2012 horror fiction anthology edited by Ellen Datlow

The Best Horror of the Year: Volume Four is a horror fiction anthology edited by Ellen Datlow that was published on May 1, 2012. It is the fourth in The Best Horror of the Year series.

==Contents==
The book includes 18 stories, all first published in 2011. The book also includes a summation by Datlow of 2011 publications in the horror fiction market, and a list of honorable mentions for the year.
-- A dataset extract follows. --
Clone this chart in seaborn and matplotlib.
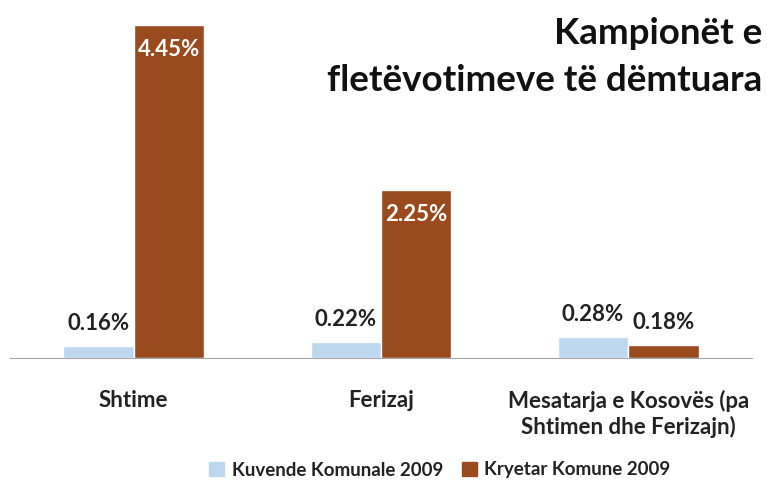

The stories are as follows:

- Stephen King: "The Little Green God of Agony"
- Leah Bobet: "Stay"
- Simon Bestwick: "The Moraine"
- Laird Barron: "Blackwood's Baby"
- David Nickle: "Looker"
- Priya Sharma: "The Show"
- Margo Lanagan: "Mulberry Boys"
- Brian Hodge: "Roots and All"
- A. C. Wise: "Final Girl Theory"
- Livia Llewellyn: "Omphalos"
- Simon Bestwick: "Dermot"
- Alison Littlewood: "Black Feathers"
- Chet Williamson: "Final Verse"
- Terry Lamsley: "In the Absence of Murdock"
- Glen Hirshberg: "You Become the Neighborhood"
- John Langan: "In Paris, in the Mouth of Kronos"
- Anna Taborska: "Little Pig"
- Peter Straub: "The Ballad of Ballard and Sandrine"

==Reception==
Mario Guslandi at the SF Site calls the anthology "a book well worth reading," though "not everyting is quite 'the best.'" He notes that "[m]ost of the included material was already part of my own, private 'year's best' and I was pleased to find it included therein." These include the stories by Hodge ("extraordinary, insightful"), Bobet ("creepy, atmospheric"), King ("very horrific, vivid"), Taborska ("adrenaline-rising") and Lamsley ("weird, superb"), which are singled out for particular praise, as are "a few outstanding stories which had escaped my radar and that I enjoyed very much, including those by Bestwick ("the very best tory in the book"), Barron ("extremely dark"), and Llewellyn ("a story of terrible beauty"). Other stories "failed to impress me the first time and still don't, despite the inclusion by Datlow in the present anthology."

The book was also reviewed by Stefan Dziemianowicz in Locus #618, July 2012.